Na Síria, o massacre é em déjà vu

Diogo Bercito
A cidade de Hama, antes de seu massacre. Crédito Biblioteca do Congresso
A cidade de Hama, antes de seu massacre. Crédito Biblioteca do Congresso

Corpos em ambos os lados caíam como frutas amadurecidas; a atmosfera era opressiva, saturada com o medo de um caos inominável. O Estado, que esperava uma resolução a esta batalha na mais importante de suas cidades, estendeu as mãos a seus simpatizantes conforme a situação se tornou mais escura e mais complexa. Nossa coexistência prévia tornou-se uma memória, e o assunto de uma nostalgia cuidadosamente exercitada — nós estávamos otimistas de maneira selvagem quanto a matar as pessoas propensas a tal sentimento.

[…]

Quando o tiroteio começou em áreas próximas, era como se Aleppo estivesse em chamas. As pessoas tiveram permissão para sair, e eu caminhei descuidadamente, como se o som das balas fosse uma música na qual eu estivesse viciada. Soldados atiravam ao ar histericamente; eles se pareciam com sapos enredados em um túnel que havia escurecido rapidamente, desorientando-os.
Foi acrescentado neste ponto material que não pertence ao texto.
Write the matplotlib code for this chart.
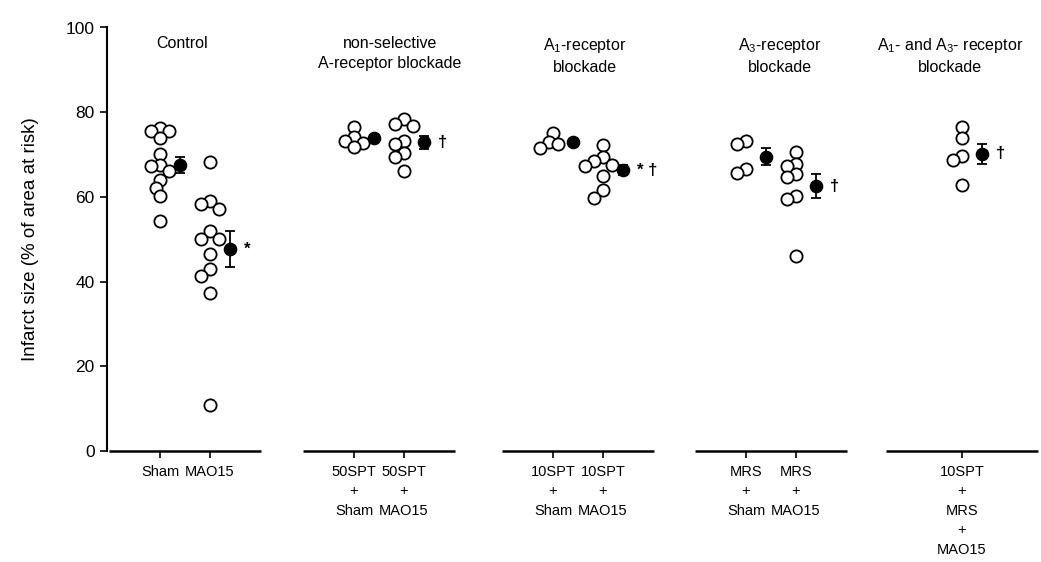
import matplotlib
matplotlib.use("Agg")
import matplotlib.pyplot as plt
import numpy as np

plt.rcParams["font.family"] = ["Liberation Sans", "DejaVu Sans"]
plt.rcParams["mathtext.fontset"] = "custom"
plt.rcParams["mathtext.rm"] = "Liberation Sans"
plt.rcParams["mathtext.it"] = "Liberation Sans:italic"

# treatment groups and the conditions inside each
group_titles = [
    "Control",
    "non-selective\nA-receptor blockade",
    "A$_1$-receptor\nblockade",
    "A$_3$-receptor\nblockade",
    "A$_1$- and A$_3$- receptor\nblockade",
]
condition_labels = [
    "Sham", "MAO15",
    "50SPT\n+\nSham", "50SPT\n+\nMAO15",
    "10SPT\n+\nSham", "10SPT\n+\nMAO15",
    "MRS\n+\nSham", "MRS\n+\nMAO15",
    "10SPT\n+\nMRS\n+\nMAO15",
]
condition_group = [0, 0, 1, 1, 2, 2, 3, 3, 4]

# infarct size per animal (% of area at risk)
sham = [76.3, 75.5, 75.5, 73.9, 70.2, 67.6, 67.4, 66.0, 64.1, 62.1, 60.1, 54.3]
mao15 = [68.2, 59.0, 58.4, 57.2, 51.9, 50.1, 50.1, 46.4, 42.9, 41.3, 37.4, 10.8]
spt50_sham = [76.6, 74.1, 73.3, 72.7, 71.9]
spt50_mao15 = [78.4, 77.1, 76.8, 73.3, 72.5, 70.4, 69.4, 66.0]
spt10_sham = [75.0, 73.0, 72.6, 71.6]
spt10_mao15 = [72.2, 69.4, 68.4, 67.6, 67.4, 64.9, 61.6, 59.8]
mrs_sham = [73.1, 72.6, 66.7, 65.6]
mrs_mao15 = [70.5, 67.8, 67.4, 65.4, 64.7, 60.1, 59.6, 46.0]
spt10_mrs_mao15 = [76.5, 73.9, 69.7, 68.8, 62.7]

animals = [sham, mao15, spt50_sham, spt50_mao15, spt10_sham, spt10_mao15,
           mrs_sham, mrs_mao15, spt10_mrs_mao15]

# group mean and SEM
means = [67.6, 47.7, 73.9, 72.9, 73.0, 66.3, 69.5, 62.5, 70.2]
sems = [1.9, 4.2, 0.6, 1.5, 0.5, 1.2, 2.0, 2.8, 2.4]

# significance marks: * vs Sham, dagger vs MAO15
marks = ["", "*", "", "\u2020", "", "* \u2020", "", "\u2020", "\u2020"]

# layout
xpos = np.array([0, 1, 3.88, 4.88, 7.86, 8.86, 11.72, 12.72, 16.04])
mean_shift = 0.4
title_x = [0.45, 4.6, 8.5, 12.4, 15.8]
seg_half = 1.52

W, H = 1041, 562
fig = plt.figure(figsize=(W / 100, H / 100), dpi=100)
ax = fig.add_axes([107 / W, (H - 451) / H, (1037 - 107) / W, (451 - 27.5) / H])
ax.set_xlim(-1.06, 17.54)
ax.set_ylim(0, 100)

# pixels per data unit, used to keep the scatter points from piling up
px_x = (1037 - 107) / (17.54 + 1.06)
px_y = (451 - 27.5) / 100.0


def swarm(vals, min_dist=9.0, step=4.5):
    placed = []
    offs = []
    for v in vals:
        yp = v * px_y
        k = 0
        while True:
            cands = [0.0] if k == 0 else [-k * step, k * step]
            hit = None
            for dx in cands:
                if all((dx - px) ** 2 + (yp - py) ** 2 >= min_dist ** 2 for px, py in placed):
                    hit = dx
                    break
            if hit is not None:
                placed.append((hit, yp))
                offs.append(hit / px_x)
                break
            k += 1
    return np.array(offs)


for i, vals in enumerate(animals):
    vals = np.array(vals)
    xs = xpos[i] + swarm(vals)
    ax.plot(xs, vals, "o", ms=8.8, mfc="white", mec="black", mew=1.3,
            linestyle="none", zorder=3)
    mx = xpos[i] + mean_shift
    ax.errorbar(mx, means[i], yerr=sems[i], fmt="o", ms=8.8, color="black",
                ecolor="black", elinewidth=1.3, capsize=3.5, capthick=1.3, zorder=4)
    if marks[i]:
        ax.text(mx + 0.28, means[i], marks[i], ha="left", va="center",
                fontsize=12, fontweight="bold")

# broken baseline, one segment per group
for g in range(len(group_titles)):
    cx = xpos[[i for i, c in enumerate(condition_group) if c == g]].mean()
    ax.plot([cx - seg_half, cx + seg_half], [0, 0], color="black", lw=1.8,
            clip_on=False, solid_capstyle="butt", zorder=2)
    ax.text(title_x[g], 98.0, group_titles[g], ha="center", va="top",
            fontsize=11.5, linespacing=1.45)

for s in ["top", "right", "bottom"]:
    ax.spines[s].set_visible(False)
ax.spines["left"].set_linewidth(1.5)

ax.set_yticks([0, 20, 40, 60, 80, 100])
ax.tick_params(axis="y", direction="out", length=5, width=1.2, labelsize=12.5, pad=4)
ax.set_xticks(xpos)
ax.set_xticklabels(condition_labels, fontsize=10.5, linespacing=1.5,
                   family=["Liberation Sans Narrow", "Liberation Sans"])
ax.tick_params(axis="x", direction="out", length=5, width=1.2, pad=5)
ax.set_ylabel("Infarct size (% of area at risk)", fontsize=13.5, labelpad=19)

fig.savefig("out.png", dpi=100)
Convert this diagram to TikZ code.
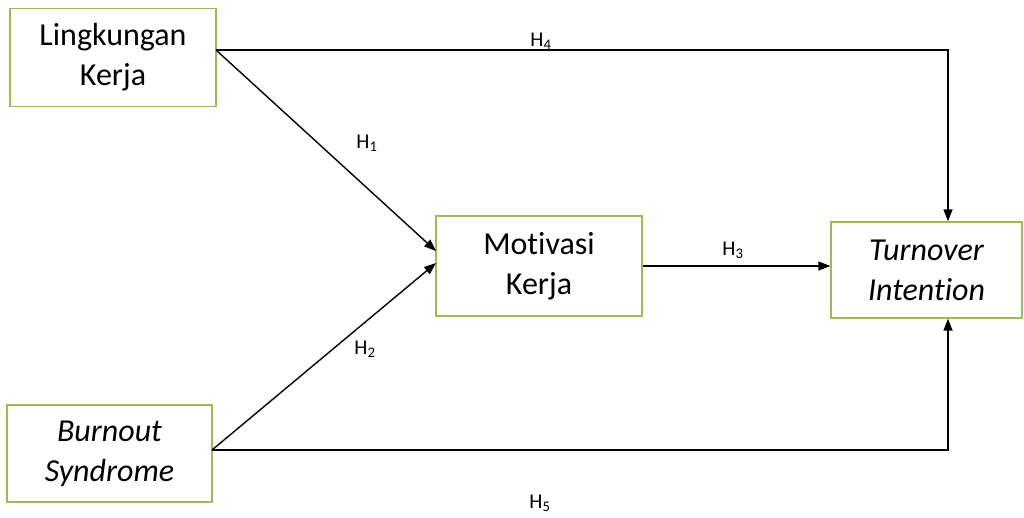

Li, na semana passada, as últimas páginas do livro “In Praise of Hatred” (em nome do ódio), do escritor sírio Khaled Khalifa. A obra, que foi finalista no Prêmio Internacional para a Ficção Árabe de 2008, é beneficiada pela oportuna consciência de tempo. Ela narra a insurgência e o massacre na Síria dos anos 80, mas poderia ser também a história da guerra civil iniciada em 2011.

A insurgência atual começou em 2011, com protestos pacíficos que, oprimidos, se tornaram um violento embate pelo controle do país. Mais de 160 mil pessoas já foram mortas, e milhões de sírios tiveram de deixar suas casas. Regiões ao norte e ao leste estão fora do controle do regime de Bashar al-Assad. Gerações foram perdidas, estruturas foram inutilizadas e o país voltou, nesses anos, aos seus traumas.

Apesar de a ideia de cadáveres caindo ao chão como frutas maduras parecer adequada para descrever os acontecimentos sobre os quais lemos hoje nos jornais, ela foi originalmente pensada por Khalifa para descrever o levante de 1976 a 1982. Foi quando forças islamitas se ergueram ali para derrubar Hafez al-Assad, “o leão de Damasco”, pai do atual ditador.

Alguns dos elementos são comuns a ambas as crises. Em primeiro lugar, o descontentamento em relação a um regime opressivo que detém o monopólio do poder — herdado, com a morte de Hafez, por seu filho. Em seguida, o projeto de estabelecer na Síria um califado islâmico, apesar de essa ideia não ter estado clara nos primeiros meses da atual insurgência e nem ser a única ideologia em disputa.

Assim, podemos ler “In Praise of Hatred” como a narrativa de ambas as crises. Ou, mais especificamente, como a narrativa da doença social que as torna possíveis. No livro, Khalifa aborda o tema a partir dos olhos de uma jovem islamita que descobre no próprio ódio a força motora para sobreviver a tempos cruéis. Por trás de seus véus, ela observa uma sociedade moderna à qual não consegue se integrar.

Já sabemos, pela vantagem da perspectiva histórica, no que resultou a insurgência islamita dos anos 70-80. O regime destruiu a cidade de Hama e massacrou sua população. Até 25 mil foram mortos no país. Presos, torturados e desbaratados, os rebeldes não puderam concluir seus projetos. O Estado pensou, por décadas, que estava estabilizado. Nós também pensamos — estive na Síria em 2010 e, como aos demais observadores externos, não ocorreu a mim que o país estivesse se preparando para rasgar seus tecidos sociais.

As cicatrizes de seus chicotes, eletrodos e cigarros permaneceriam como tatuagens que nem mesmo os padrões de henna conseguiriam esconder. Nos anos tardios, quando eu as descobria e ficava diante do espelho, percebia que o ódio era digno de ser honrado, já que ele vive conosco exatamente como o amor. Ele cresce instante a instante, de modo que finalmente se estabelece em nossas almas, e não queremos escapar dele nem quando nos causa dor.